Written by: Paloma Kubiak
Self-employed people will have to pay more in national insurance contributions from April 2018, the chancellor has confirmed.

Self-employed people currently pay Class 2 national insurance – £2.80 per week on annual earnings of £5,965 or above – and Class 4 national insurance which is 9% on earnings between £8,060 and £43,000, and 2% on anything above £43,000.

Class 2 NICs will be scrapped from April 2018 and today, chancellor Philip Hammond announced that Class 4 NICs will increase from 9% to 10% from April 2018 and by a further 1% to 11% in 2019. The Treasury confirmed there will be no change to the 2% rate for earnings over £43,000 – it remains in place.

He said the average cost for those affected will be 60p a week.

Hammond drew comparisons between the NIC rates paid by an employee and a self-employed worker. He said an employee earning £32,000 will incur between him and his employer £6,170 of NICs while a self-employed person earning the equivalent will pay just £2,300.

Hammond said: “People should have choices about how they work, but those choices should not be driven primarily by differences in tax treatment.

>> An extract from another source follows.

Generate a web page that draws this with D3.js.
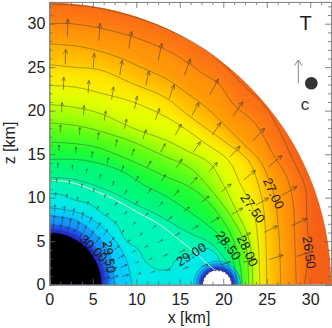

“Historically, the differences in NICs between those in employment and the self-employed reflected differences in state pensions and contributory welfare benefits. But with the introduction of the new state pension, these differences have been very substantially reduced.

“Such dramatically different treatment of two people earning essentially the same undermines the fairness of the tax system. Employed and self-employed alike use our public services in the same way, but they are not paying for them in the same way. That is not fair to the 85% of workers who are employees.”

Tax hike won’t be popular but was expected

Hargreaves Lansdown calculates that a self-employed worker earning £30,000 will pay £282 more NICs in 2019 than in 2016.

Tom McPhail, head of retirement policy, said: “Ever since the state pension changes of 2016, when self-employed workers’ state pensions were brought into line with employees’, this reform has been on the cards.

“This tax hike won’t be popular with the self-employed, though it’s designed to balance out the long-term windfall they received as a result of the new state pension scheme.”

McPhail said that he would like to see the government continue to improve pension provision for the self-employed by bringing them into auto-enrolment, via the self-assessment tax system.

Steven Cameron, pensions director at Aegon UK, said despite state pension changes for the self-employed, employees receive other benefits such as statutory maternity and sick pay from the NI system which the self-employed and those in the gig economy don’t qualify for.

“Looking wider, more needs to be done to close disparities inherent in the current gig economy, and between the employed and the self-employed. Within pensions, we need to find a solution equivalent to auto-enrolment for the self-employed to halt the growing retirement income divide we’ll otherwise face between them and their employed peers when they come to retire. One way forward to soften the blow would be to ‘rebate’ part of the increase in NI into a private funded pension of the self-employed individual’s choice, along the lines of auto-enrolment for employees.”